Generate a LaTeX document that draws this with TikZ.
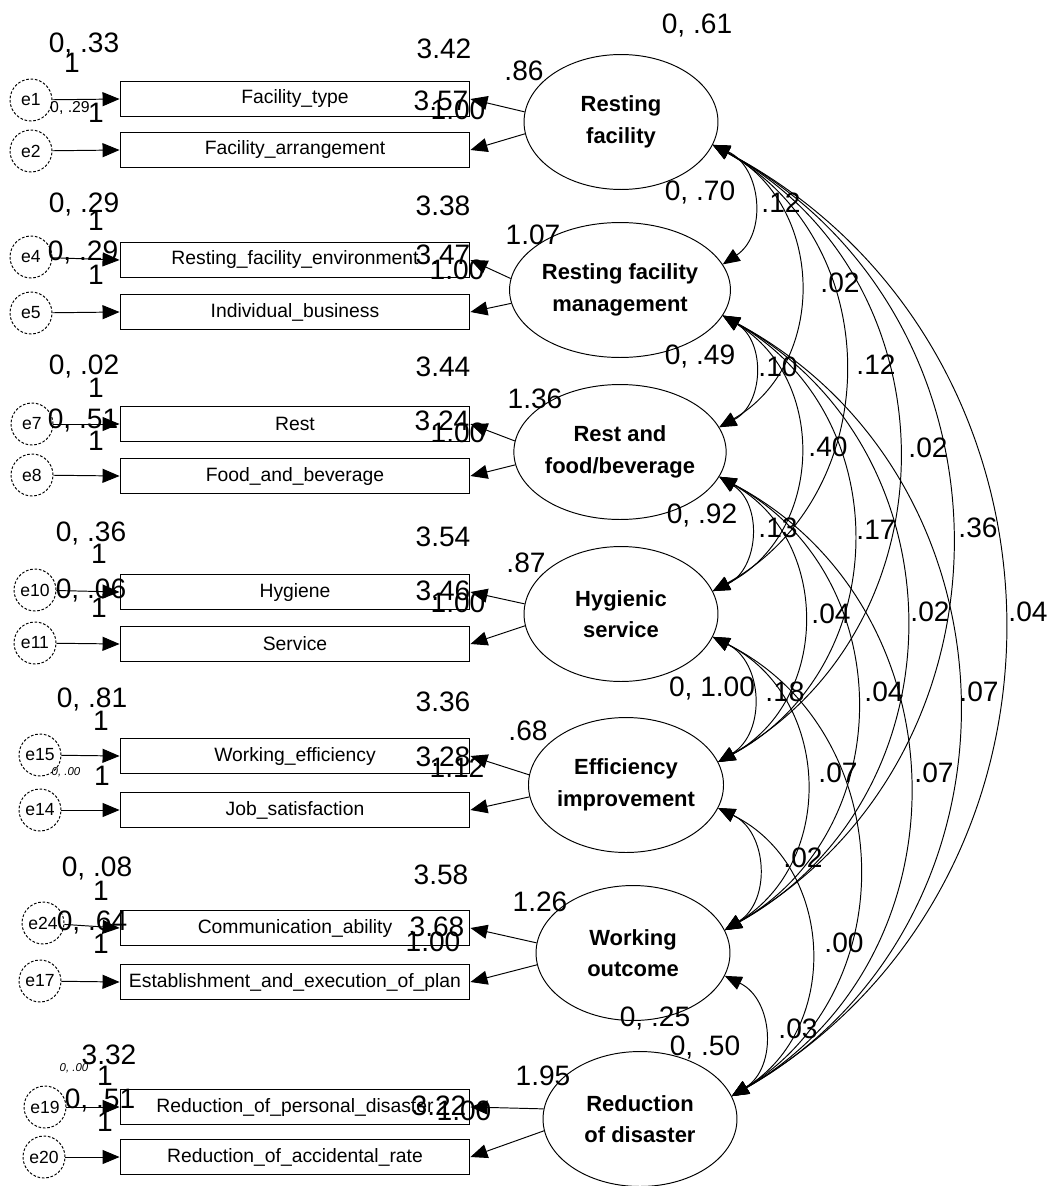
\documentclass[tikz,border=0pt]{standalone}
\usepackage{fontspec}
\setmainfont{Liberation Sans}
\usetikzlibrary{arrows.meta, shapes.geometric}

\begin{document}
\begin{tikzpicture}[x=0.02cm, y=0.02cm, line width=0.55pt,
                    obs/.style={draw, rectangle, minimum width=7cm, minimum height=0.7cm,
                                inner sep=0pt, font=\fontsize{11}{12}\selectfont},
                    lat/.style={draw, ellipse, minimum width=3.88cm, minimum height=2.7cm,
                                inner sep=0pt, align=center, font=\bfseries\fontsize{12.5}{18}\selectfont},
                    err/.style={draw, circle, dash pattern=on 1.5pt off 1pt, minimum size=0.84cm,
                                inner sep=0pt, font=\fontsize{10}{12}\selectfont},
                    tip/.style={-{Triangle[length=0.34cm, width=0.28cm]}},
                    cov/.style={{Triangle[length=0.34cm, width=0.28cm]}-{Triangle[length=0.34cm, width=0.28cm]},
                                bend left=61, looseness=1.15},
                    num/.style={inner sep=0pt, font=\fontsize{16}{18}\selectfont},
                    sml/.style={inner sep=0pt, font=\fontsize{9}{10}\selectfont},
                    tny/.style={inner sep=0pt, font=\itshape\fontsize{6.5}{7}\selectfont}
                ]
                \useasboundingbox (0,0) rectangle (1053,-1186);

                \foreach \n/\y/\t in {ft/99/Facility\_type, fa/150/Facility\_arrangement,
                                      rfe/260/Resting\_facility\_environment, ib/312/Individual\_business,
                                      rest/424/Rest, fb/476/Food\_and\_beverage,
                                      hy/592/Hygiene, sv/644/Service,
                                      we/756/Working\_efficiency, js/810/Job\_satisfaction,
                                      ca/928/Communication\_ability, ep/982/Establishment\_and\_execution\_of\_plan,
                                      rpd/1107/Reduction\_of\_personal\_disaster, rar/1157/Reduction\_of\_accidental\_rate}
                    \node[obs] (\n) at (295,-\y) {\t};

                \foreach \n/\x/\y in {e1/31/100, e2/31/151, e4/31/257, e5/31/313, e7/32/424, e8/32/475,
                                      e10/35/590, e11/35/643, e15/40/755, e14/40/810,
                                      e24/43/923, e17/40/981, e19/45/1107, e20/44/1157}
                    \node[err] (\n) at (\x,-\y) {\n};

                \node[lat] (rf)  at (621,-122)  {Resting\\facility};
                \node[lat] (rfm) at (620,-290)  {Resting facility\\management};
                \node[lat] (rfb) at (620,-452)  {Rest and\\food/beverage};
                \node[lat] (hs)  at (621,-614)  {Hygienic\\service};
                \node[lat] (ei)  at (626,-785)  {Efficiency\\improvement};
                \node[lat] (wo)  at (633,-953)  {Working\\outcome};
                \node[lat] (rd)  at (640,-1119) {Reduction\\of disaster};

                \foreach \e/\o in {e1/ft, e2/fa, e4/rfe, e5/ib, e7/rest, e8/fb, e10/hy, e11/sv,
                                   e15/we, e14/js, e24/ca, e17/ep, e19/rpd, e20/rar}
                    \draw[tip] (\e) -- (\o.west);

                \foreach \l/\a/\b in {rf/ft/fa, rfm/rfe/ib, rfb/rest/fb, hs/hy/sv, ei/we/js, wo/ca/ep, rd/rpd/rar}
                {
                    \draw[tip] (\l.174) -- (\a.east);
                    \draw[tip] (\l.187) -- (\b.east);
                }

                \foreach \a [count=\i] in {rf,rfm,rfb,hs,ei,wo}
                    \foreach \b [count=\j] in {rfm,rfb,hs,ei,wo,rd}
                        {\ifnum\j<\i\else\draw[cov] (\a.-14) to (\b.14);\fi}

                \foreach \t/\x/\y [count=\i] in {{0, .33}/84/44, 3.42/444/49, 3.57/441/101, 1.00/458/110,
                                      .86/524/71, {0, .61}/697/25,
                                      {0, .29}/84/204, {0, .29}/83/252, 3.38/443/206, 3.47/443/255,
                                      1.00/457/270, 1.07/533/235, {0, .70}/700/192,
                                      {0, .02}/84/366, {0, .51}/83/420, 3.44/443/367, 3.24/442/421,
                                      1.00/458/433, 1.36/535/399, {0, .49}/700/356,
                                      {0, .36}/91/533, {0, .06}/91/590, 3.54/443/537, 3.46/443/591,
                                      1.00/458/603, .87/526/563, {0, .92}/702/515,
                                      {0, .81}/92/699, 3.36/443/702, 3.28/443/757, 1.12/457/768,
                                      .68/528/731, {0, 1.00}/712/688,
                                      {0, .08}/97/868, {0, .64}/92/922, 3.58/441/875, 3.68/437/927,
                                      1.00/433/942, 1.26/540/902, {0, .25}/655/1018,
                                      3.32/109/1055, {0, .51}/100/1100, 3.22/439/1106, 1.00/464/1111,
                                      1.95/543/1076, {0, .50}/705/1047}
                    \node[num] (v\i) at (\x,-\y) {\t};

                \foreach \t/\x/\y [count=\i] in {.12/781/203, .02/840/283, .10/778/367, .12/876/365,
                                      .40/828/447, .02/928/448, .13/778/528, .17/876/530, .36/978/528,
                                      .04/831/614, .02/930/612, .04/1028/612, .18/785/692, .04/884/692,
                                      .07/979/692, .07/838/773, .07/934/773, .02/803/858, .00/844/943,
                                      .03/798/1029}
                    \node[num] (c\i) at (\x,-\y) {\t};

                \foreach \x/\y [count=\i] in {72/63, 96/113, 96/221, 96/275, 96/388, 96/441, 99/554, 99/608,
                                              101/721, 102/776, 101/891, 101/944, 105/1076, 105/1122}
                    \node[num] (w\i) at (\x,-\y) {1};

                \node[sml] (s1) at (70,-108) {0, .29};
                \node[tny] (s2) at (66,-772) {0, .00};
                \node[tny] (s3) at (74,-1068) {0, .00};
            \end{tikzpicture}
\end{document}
****************************************
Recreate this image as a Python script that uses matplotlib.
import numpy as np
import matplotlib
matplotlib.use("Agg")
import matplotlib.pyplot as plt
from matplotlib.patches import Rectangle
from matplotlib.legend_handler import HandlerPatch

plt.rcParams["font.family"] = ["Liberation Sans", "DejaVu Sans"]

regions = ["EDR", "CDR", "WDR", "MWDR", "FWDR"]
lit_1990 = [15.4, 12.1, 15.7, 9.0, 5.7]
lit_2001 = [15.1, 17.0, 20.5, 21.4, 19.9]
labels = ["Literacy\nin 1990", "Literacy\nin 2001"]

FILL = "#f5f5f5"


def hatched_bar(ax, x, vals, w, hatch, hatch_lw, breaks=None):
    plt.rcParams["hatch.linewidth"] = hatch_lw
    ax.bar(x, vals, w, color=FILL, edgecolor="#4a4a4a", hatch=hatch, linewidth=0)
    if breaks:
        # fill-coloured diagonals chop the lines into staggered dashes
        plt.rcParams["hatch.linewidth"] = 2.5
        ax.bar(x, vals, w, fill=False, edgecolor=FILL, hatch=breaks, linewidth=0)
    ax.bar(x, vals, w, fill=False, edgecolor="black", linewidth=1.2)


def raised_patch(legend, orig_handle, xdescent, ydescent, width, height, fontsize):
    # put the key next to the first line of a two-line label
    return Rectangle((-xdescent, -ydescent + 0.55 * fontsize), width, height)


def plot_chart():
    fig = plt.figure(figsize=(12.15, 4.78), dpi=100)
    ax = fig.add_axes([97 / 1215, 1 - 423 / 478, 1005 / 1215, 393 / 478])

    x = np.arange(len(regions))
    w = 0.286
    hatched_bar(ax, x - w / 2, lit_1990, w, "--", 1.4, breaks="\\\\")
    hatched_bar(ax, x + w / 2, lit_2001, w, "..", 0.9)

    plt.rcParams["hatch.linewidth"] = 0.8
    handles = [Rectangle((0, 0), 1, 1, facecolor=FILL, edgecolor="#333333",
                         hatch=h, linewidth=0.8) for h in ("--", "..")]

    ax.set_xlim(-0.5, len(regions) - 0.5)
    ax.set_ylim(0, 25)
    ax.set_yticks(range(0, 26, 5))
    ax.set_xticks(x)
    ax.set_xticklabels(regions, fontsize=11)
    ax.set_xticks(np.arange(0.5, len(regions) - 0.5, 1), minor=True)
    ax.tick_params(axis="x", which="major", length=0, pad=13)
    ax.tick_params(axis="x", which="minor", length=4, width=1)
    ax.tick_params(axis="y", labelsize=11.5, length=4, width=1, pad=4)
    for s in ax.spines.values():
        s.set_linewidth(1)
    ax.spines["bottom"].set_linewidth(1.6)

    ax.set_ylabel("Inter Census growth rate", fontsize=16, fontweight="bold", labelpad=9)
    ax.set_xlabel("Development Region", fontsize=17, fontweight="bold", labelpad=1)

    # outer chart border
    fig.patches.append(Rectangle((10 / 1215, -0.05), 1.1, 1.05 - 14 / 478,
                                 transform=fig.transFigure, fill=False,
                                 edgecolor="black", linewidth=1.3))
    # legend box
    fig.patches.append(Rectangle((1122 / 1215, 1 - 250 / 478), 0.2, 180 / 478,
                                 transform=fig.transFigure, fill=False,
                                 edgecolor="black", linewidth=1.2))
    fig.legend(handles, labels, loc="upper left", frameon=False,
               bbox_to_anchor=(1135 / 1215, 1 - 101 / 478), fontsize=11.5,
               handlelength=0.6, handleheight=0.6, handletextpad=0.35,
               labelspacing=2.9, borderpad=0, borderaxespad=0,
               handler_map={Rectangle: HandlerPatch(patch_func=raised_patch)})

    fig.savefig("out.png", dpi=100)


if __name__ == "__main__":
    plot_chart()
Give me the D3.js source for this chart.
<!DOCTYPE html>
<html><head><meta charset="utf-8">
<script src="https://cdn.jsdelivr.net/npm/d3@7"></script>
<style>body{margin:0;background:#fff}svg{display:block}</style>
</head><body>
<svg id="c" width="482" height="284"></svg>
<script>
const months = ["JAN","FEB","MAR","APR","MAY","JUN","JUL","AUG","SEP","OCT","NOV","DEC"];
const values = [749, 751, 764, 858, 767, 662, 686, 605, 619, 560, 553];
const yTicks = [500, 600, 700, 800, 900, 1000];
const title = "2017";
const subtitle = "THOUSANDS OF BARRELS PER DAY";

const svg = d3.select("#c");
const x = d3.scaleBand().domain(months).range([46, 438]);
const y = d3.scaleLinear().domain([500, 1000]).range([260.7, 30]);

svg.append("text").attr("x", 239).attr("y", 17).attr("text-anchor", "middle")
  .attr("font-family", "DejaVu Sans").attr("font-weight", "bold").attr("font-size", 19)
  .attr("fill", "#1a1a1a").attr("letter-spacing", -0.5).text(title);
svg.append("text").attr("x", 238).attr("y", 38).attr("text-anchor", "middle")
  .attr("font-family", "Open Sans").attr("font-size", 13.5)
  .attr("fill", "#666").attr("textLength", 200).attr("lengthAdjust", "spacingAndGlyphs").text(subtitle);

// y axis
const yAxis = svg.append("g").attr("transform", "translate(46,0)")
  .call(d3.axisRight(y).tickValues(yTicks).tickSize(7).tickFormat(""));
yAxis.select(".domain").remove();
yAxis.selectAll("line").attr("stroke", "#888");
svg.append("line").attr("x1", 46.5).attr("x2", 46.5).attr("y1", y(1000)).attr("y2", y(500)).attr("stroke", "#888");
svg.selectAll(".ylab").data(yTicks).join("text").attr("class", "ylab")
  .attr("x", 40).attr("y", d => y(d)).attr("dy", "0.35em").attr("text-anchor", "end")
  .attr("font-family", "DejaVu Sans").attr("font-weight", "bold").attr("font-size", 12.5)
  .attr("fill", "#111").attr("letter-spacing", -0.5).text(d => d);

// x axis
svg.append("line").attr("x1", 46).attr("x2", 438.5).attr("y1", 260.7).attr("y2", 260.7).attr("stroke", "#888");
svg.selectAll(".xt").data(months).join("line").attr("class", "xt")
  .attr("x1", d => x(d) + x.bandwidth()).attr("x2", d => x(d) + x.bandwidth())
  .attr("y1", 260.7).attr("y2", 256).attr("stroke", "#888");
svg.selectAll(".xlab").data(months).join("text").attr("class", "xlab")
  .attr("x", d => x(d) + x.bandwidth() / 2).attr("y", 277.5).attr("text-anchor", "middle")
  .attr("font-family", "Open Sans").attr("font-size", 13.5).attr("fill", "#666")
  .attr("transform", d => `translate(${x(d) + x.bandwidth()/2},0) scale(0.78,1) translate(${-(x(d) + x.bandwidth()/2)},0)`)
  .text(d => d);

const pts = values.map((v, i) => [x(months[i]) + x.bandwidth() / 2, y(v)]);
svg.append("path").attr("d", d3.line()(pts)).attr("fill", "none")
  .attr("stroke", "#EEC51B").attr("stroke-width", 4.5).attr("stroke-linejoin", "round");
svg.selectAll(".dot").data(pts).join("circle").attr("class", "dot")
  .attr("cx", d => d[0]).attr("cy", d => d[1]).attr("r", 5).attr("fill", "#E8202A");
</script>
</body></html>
****************************************
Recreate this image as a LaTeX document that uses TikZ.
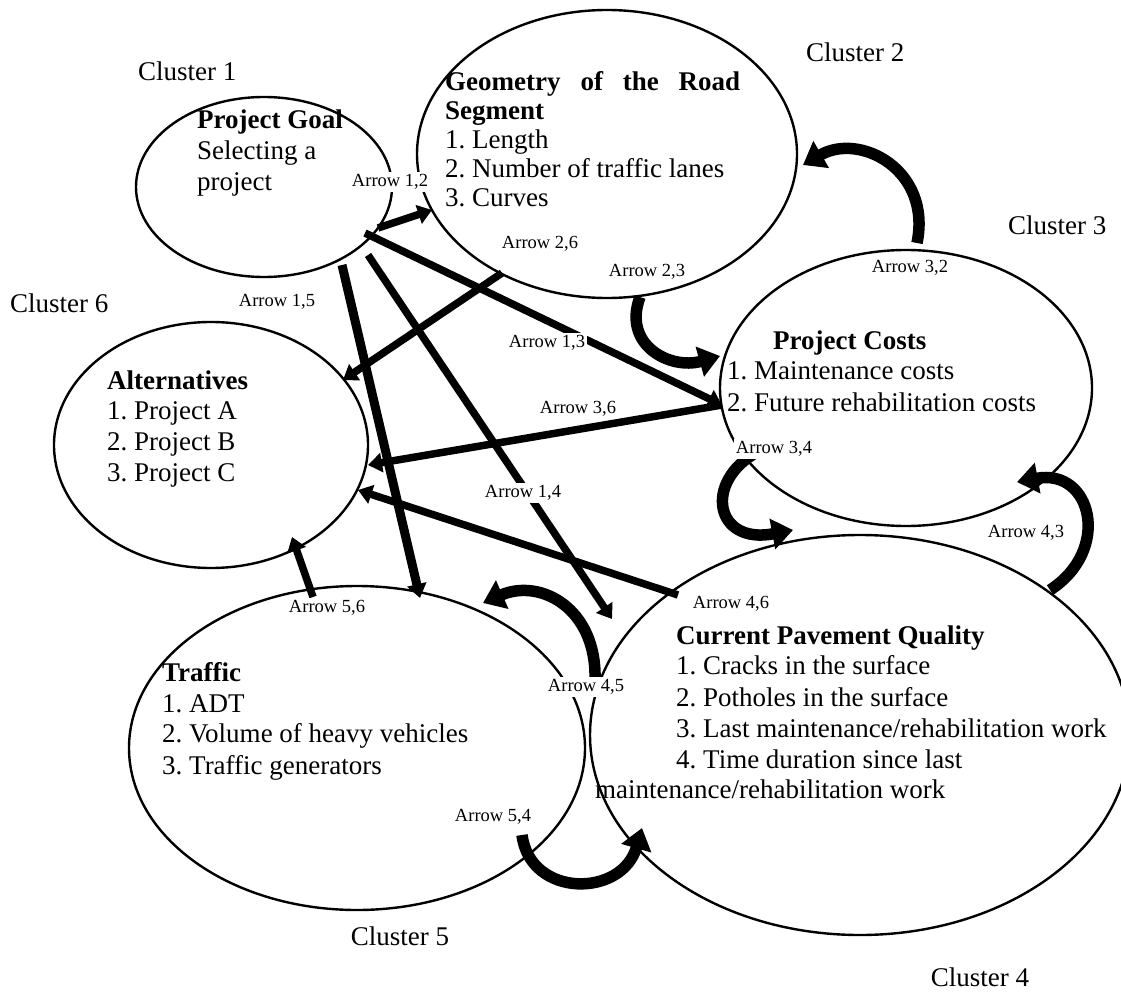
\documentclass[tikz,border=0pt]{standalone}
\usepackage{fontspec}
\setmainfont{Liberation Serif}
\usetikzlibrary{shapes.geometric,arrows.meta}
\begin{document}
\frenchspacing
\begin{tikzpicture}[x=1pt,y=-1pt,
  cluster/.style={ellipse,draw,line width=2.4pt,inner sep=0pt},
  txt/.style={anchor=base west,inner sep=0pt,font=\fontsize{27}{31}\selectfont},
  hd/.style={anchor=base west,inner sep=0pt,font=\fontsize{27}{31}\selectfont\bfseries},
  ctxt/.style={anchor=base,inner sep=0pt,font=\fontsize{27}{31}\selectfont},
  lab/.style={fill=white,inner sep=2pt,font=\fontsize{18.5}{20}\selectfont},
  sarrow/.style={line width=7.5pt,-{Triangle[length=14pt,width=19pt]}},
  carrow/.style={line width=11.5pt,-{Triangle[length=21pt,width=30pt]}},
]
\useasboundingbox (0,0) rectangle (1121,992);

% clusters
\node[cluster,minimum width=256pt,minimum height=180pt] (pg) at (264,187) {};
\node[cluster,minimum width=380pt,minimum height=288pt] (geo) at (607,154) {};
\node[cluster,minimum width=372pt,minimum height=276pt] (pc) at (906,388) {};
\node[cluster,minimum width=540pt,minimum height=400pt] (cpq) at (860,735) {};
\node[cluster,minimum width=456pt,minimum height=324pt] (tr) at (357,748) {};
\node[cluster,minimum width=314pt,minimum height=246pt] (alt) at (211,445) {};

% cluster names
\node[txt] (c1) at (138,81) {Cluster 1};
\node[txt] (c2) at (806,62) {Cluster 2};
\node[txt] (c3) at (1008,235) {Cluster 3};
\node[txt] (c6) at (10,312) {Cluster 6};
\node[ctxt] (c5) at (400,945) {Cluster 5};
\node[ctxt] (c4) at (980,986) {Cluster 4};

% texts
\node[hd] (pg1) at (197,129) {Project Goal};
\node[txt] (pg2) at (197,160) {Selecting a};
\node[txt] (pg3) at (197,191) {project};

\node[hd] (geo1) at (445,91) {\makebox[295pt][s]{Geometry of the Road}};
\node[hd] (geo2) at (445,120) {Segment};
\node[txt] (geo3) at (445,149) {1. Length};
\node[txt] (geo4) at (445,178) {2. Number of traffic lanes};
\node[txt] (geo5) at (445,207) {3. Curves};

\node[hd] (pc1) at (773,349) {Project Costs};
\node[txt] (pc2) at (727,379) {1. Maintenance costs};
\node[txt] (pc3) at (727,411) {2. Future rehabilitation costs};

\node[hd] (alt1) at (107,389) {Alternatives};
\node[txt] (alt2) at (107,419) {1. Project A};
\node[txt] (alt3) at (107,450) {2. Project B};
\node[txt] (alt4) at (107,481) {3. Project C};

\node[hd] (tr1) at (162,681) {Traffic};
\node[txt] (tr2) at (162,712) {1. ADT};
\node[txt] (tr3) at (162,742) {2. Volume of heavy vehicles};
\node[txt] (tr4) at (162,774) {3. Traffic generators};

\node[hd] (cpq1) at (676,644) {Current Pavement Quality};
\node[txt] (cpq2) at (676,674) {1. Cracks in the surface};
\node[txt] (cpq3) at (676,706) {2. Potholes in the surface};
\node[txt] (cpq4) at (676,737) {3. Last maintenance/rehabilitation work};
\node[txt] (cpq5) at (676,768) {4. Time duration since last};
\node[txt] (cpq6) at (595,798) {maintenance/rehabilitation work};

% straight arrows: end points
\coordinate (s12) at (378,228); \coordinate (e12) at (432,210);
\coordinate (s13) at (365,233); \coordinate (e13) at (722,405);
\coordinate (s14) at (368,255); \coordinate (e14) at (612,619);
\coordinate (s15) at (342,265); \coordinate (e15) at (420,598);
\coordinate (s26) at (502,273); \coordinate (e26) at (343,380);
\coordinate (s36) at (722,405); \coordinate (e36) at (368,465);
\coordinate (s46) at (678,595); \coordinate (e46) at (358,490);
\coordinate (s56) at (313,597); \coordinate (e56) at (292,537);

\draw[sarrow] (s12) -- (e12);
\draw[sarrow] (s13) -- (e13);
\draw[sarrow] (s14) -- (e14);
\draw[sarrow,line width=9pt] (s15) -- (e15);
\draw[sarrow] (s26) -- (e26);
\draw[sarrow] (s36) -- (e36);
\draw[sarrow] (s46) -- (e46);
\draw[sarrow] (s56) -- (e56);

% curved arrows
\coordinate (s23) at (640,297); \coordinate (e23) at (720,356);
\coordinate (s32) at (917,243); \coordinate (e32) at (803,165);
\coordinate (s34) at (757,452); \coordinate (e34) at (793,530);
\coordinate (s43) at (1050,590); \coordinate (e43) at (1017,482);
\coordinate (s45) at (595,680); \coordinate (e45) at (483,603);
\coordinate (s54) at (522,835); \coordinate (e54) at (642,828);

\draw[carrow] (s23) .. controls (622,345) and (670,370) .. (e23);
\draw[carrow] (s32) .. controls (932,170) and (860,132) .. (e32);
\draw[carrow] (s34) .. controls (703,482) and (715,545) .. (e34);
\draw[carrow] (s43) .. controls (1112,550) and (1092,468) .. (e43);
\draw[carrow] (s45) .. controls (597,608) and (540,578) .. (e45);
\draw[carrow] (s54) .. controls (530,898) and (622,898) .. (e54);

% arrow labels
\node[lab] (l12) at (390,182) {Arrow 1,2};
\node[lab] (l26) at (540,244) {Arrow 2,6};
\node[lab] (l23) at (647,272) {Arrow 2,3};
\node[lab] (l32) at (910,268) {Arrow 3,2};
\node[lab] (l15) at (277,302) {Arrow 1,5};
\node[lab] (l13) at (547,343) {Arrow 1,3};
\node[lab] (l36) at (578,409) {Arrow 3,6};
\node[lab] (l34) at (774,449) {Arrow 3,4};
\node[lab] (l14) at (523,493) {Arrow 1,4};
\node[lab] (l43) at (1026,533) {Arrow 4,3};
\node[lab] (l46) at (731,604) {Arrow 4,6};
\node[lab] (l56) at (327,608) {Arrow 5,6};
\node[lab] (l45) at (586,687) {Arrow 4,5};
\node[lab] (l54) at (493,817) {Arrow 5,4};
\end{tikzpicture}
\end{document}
****************************************
* EXERCISE DETAILS
Look through the entries above for the word "image". Copy every line where it shows up.

* RESPONSE FOR THIS EXERCISE
Recreate this image as a Python script that uses matplotlib.
Recreate this image as a LaTeX document that uses TikZ.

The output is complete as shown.